## REQUEST
Which lines contain the string "code"? Please list every one of them.

[Records contained in a dataset]
-.-.-

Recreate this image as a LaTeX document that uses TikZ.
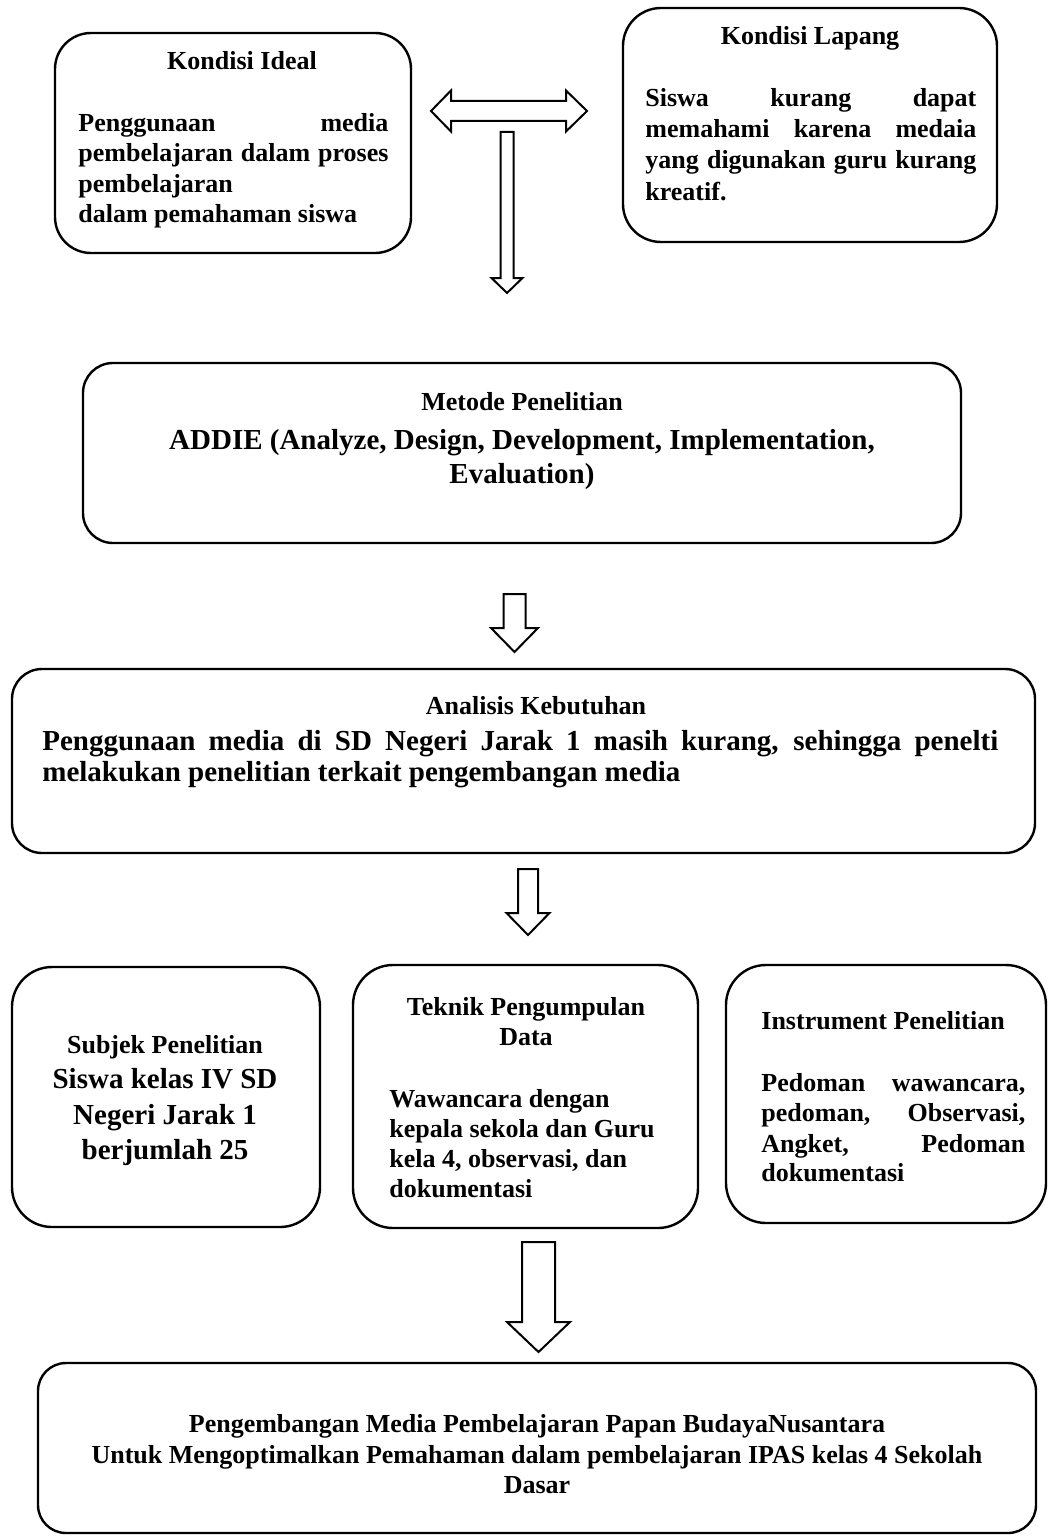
\documentclass[tikz,border=0pt]{standalone}
\usepackage{fontspec}
\setmainfont{Liberation Serif}
\newcommand\fsa{\fontsize{13}{15}\selectfont\bfseries}
\newcommand\fsb{\fontsize{14.5}{17}\selectfont\bfseries}
\tikzset{
  pics/downarrow/.style n args={4}{code={
    \draw[blk] (-#1,0) -- (#1,0) -- (#1,#3) -- (#2,#3) -- (0,#4) -- (-#2,#3) -- (-#1,#3) -- cycle;}}
}
\begin{document}
\begin{tikzpicture}[x=0.5pt,y=-0.5pt,
  box/.style={draw, line width=1.2pt, rectangle, inner sep=0pt},
  ln/.style={inner sep=0pt, anchor=base},
  lnw/.style={inner sep=0pt, anchor=base west},
  blk/.style={draw, line width=1pt, fill=white, line join=miter}]
\useasboundingbox (0,0) rectangle (1048,1536);
\fill[white] (0,0) rectangle (1048,1536);

% boxes
\node[box, minimum width=178pt, minimum height=110pt, rounded corners=18pt] (ideal) at (233,143) {};
\node[box, minimum width=187pt, minimum height=117pt, rounded corners=19pt] (lapang) at (810,125) {};
\node[box, minimum width=439pt, minimum height=90pt, rounded corners=15pt] (metode) at (522,453) {};
\node[box, minimum width=511.5pt, minimum height=92pt, rounded corners=15pt] (analisis) at (523.5,761) {};
\node[box, minimum width=154pt, minimum height=130pt, rounded corners=20pt] (subjek) at (166,1097) {};
\node[box, minimum width=172.5pt, minimum height=131.5pt, rounded corners=20pt] (teknik) at (525.5,1096.5) {};
\node[box, minimum width=160pt, minimum height=129pt, rounded corners=20pt] (instr) at (886,1094) {};
\node[box, minimum width=499pt, minimum height=85pt, rounded corners=14pt] (final) at (537,1448) {};

% block arrows
\draw[blk] (431,111) -- (451,90.5) -- (451,101) -- (566,101) -- (566,90.5) -- (587,111)
  -- (566,131.5) -- (566,121) -- (451,121) -- (451,131.5) -- cycle;
\pic (arrA) at (507,132) {downarrow={6.5}{15.5}{146}{161}};
\pic (arrB) at (514.5,594) {downarrow={11}{23.5}{34}{58}};
\pic (arrC) at (528,869) {downarrow={10}{21.5}{44}{66}};
\pic (arrD) at (538.5,1242) {downarrow={16.5}{31.5}{80}{110}};

% Kondisi Ideal
\node[ln,font=\fsa] (idealT) at (242,70) {Kondisi Ideal};
\node[lnw,font=\fsa] (ideal1) at (78,132) {\makebox[155pt][s]{Penggunaan media}};
\node[lnw,font=\fsa] (ideal2) at (78,162) {\makebox[155pt][s]{pembelajaran dalam proses}};
\node[lnw,font=\fsa] (ideal3) at (78,192) {pembelajaran};
\node[lnw,font=\fsa] (ideal4) at (78,222) {dalam pemahaman siswa};

% Kondisi Lapang
\node[ln,font=\fsa] (lapT) at (810,45) {Kondisi Lapang};
\node[lnw,font=\fsa] (lap1) at (645,107) {\makebox[165.5pt][s]{Siswa kurang dapat}};
\node[lnw,font=\fsa] (lap2) at (645,138) {\makebox[165.5pt][s]{memahami karena medaia}};
\node[lnw,font=\fsa] (lap3) at (645,169) {\makebox[165.5pt][s]{yang digunakan guru kurang}};
\node[lnw,font=\fsa] (lap4) at (645,200) {kreatif.};

% Metode
\node[ln,font=\fsa] (metT) at (522,410) {Metode Penelitian};
\node[ln,font=\fsb] (met1) at (522,449) {ADDIE (Analyze, Design, Development, Implementation,};
\node[ln,font=\fsb] (met2) at (522,483) {Evaluation)};

% Analisis
\node[ln,font=\fsa] (anaT) at (536,714) {Analisis Kebutuhan};
\node[lnw,font=\fsb] (ana1) at (42,750) {\makebox[478pt][s]{Penggunaan media di SD Negeri Jarak 1 masih kurang, sehingga penelti}};
\node[lnw,font=\fsb] (ana2) at (42,781) {melakukan penelitian terkait pengembangan media};

% Subjek
\node[ln,font=\fsa] (subT) at (165,1053) {Subjek Penelitian};
\node[ln,font=\fsb] (sub1) at (165,1088) {Siswa kelas IV SD};
\node[ln,font=\fsb] (sub2) at (165,1124) {Negeri Jarak 1};
\node[ln,font=\fsb] (sub3) at (165,1159) {berjumlah 25};

% Teknik
\node[ln,font=\fsa] (tekT1) at (526,1015) {Teknik Pengumpulan};
\node[ln,font=\fsa] (tekT2) at (526,1045) {Data};
\node[lnw,font=\fsa] (tek1) at (389,1107) {Wawancara dengan};
\node[lnw,font=\fsa] (tek2) at (389,1137) {kepala sekola dan Guru};
\node[lnw,font=\fsa] (tek3) at (389,1167) {kela 4, observasi, dan};
\node[lnw,font=\fsa] (tek4) at (389,1197) {dokumentasi};

% Instrument
\node[lnw,font=\fsa] (insT) at (761,1029) {Instrument Penelitian};
\node[lnw,font=\fsa] (ins1) at (761,1091) {\makebox[132pt][s]{Pedoman wawancara,}};
\node[lnw,font=\fsa] (ins2) at (761,1121) {\makebox[132pt][s]{pedoman, Observasi,}};
\node[lnw,font=\fsa] (ins3) at (761,1152) {\makebox[132pt][s]{Angket, Pedoman}};
\node[lnw,font=\fsa] (ins4) at (761,1181) {dokumentasi};

% Final
\node[ln,font=\fsa] (fin1) at (537,1432) {Pengembangan Media Pembelajaran Papan BudayaNusantara};
\node[ln,font=\fsa] (fin2) at (537,1463) {Untuk Mengoptimalkan Pemahaman dalam pembelajaran IPAS kelas 4 Sekolah};
\node[ln,font=\fsa] (fin3) at (537,1493) {Dasar};
\end{tikzpicture}
\end{document}
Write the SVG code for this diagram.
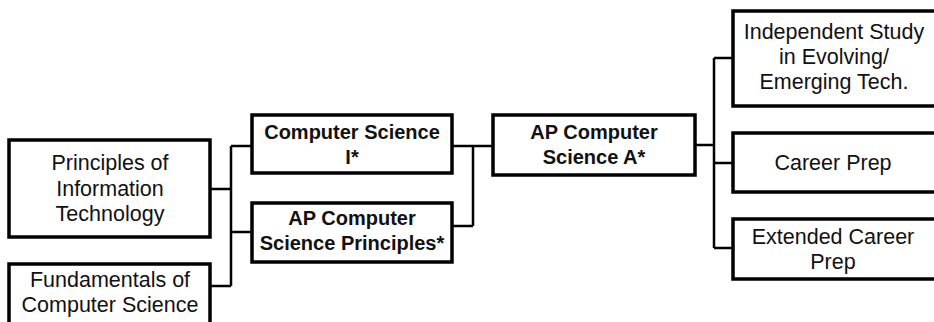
<svg xmlns="http://www.w3.org/2000/svg" width="934" height="322" viewBox="0 0 934 322">
<style>
.box{fill:#fff;stroke:#000;stroke-width:3.5}
.t{font-family:"Liberation Sans",Arial,sans-serif;font-size:21.5px;fill:#111;text-anchor:middle}
.b{font-weight:bold;font-size:20px}
.c{fill:none;stroke:#000;stroke-width:2.5}
</style>
<rect width="934" height="322" fill="#fff"/>
<g id="connectors">
<path class="c" d="M231 146V286M210 189H231M231 146H252M231 232H252M210 286H231"/>
<path class="c" d="M473 146V226M453 146H493M453 226H473"/>
<path class="c" d="M714 58V248M695 145H714M714 58H733M714 163H733M714 248H733"/>
</g>
<g id="principles">
<rect class="box" x="9" y="140" width="201" height="97"/>
<text class="t" x="110" y="170">Principles of</text>
<text class="t" x="110" y="196">Information</text>
<text class="t" x="110" y="221">Technology</text>
</g>
<g id="fundamentals">
<rect class="box" x="9" y="264" width="201" height="70"/>
<text class="t" x="110" y="287">Fundamentals of</text>
<text class="t" x="110" y="312">Computer Science</text>
</g>
<g id="cs1">
<rect class="box" x="252" y="115" width="200" height="58"/>
<text class="t b" x="352" y="139">Computer Science</text>
<text class="t b" x="352" y="164">I*</text>
</g>
<g id="apcsp">
<rect class="box" x="252" y="203" width="200" height="59"/>
<text class="t b" x="352" y="225">AP Computer</text>
<text class="t b" x="352" y="250">Science Principles*</text>
</g>
<g id="apcsa">
<rect class="box" x="493" y="115" width="202" height="60"/>
<text class="t b" x="594" y="139">AP Computer</text>
<text class="t b" x="594" y="164">Science A*</text>
</g>
<g id="independent">
<rect class="box" x="733" y="11" width="210" height="95"/>
<text class="t" x="834" y="39">Independent Study</text>
<text class="t" x="834" y="64">in Evolving/</text>
<text class="t" x="834" y="89">Emerging Tech.</text>
</g>
<g id="careerprep">
<rect class="box" x="733" y="133" width="210" height="59"/>
<text class="t" x="833" y="170">Career Prep</text>
</g>
<g id="extended">
<rect class="box" x="733" y="219" width="210" height="60"/>
<text class="t" x="833" y="244">Extended Career</text>
<text class="t" x="833" y="269">Prep</text>
</g>
</svg>
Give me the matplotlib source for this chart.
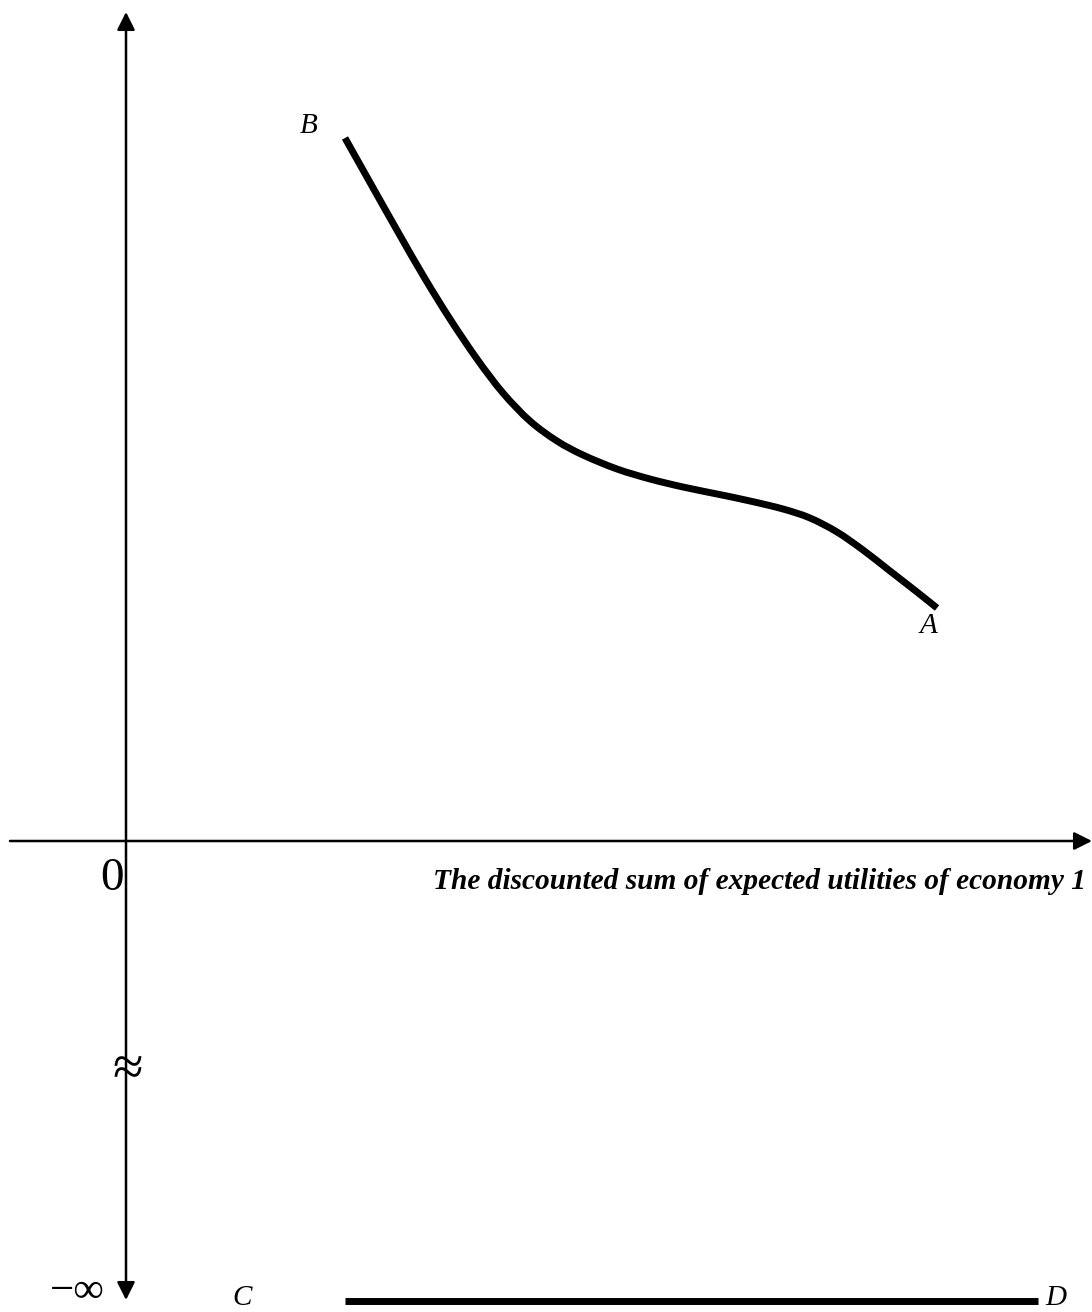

-.-.-

## EXERCISE OUTPUT
  pics/downarrow/.style n args={4}{code={
Write the SVG code for this diagram.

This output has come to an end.